Lorde had some extra help—in addition to a drummer and keyboard player, her own double-tracked voice backed her up. However, her focus was only partly on the music itself—Lorde is an entertainer. She drove this point home when she changed into a sheer red belly dancer-esque outfit to perform her hit “Royals,” complete with a red cape and golden crown. Lorde is a character. We got to see a little bit of the real girl behind the dark purple lipstick and wild hair in between songs when she thanked the crowd repeatedly for sticking around after the storm. Although her theatrics elicited some scoffing from the audience (“Flatter me more, Lorde…”), they only moved closer to the stage as the night went on. Lorde has received nine awards and 58 nominations, and, based on this performance, she deserves the hype.

– ZA

The writer turned comedian, turned actor, turned rapper who conjured the crowd surfers: Childish Gambino

If you can get past lyrics like, “Fly girl on her knees, she don’t wanna come near me / My dick is too big, there’s a big bang theory,” then Donald Glover, aka Childish Gambino, is an extraordinarily engaging performer.
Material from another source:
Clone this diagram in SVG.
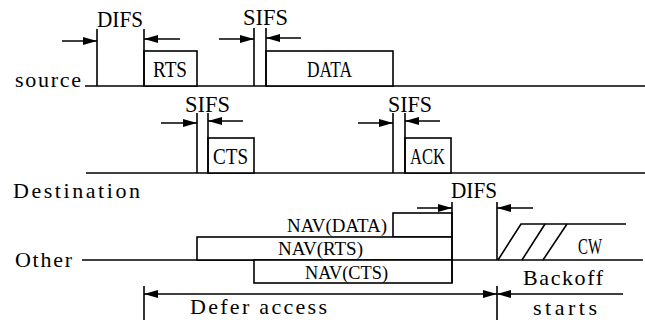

Skipping from one end of the stage to the other, Saturday’s headliner had hands in the air and people crowd surfing. Gambino wore an unbuttoned shirt that eventually came off during “Heartbeat.”

“He’s hot,” said one girl.

“Wow,” said another.

As any good rapper should, Gambino has his trademark intro-filler grunt noise down. (Jay-Z has “uh-huh,” Kanye has his ubiquitous and often annoying “hah” noise.) In his case, it’s is more of a high-pitched squawk, but, nevertheless, the crowd ate it up.

Though he could have counted off and squawked a dozen times fewer, Gambino closed out Saturday on a high note. The crowd surfers descended from raised hands, and fans left invigorated.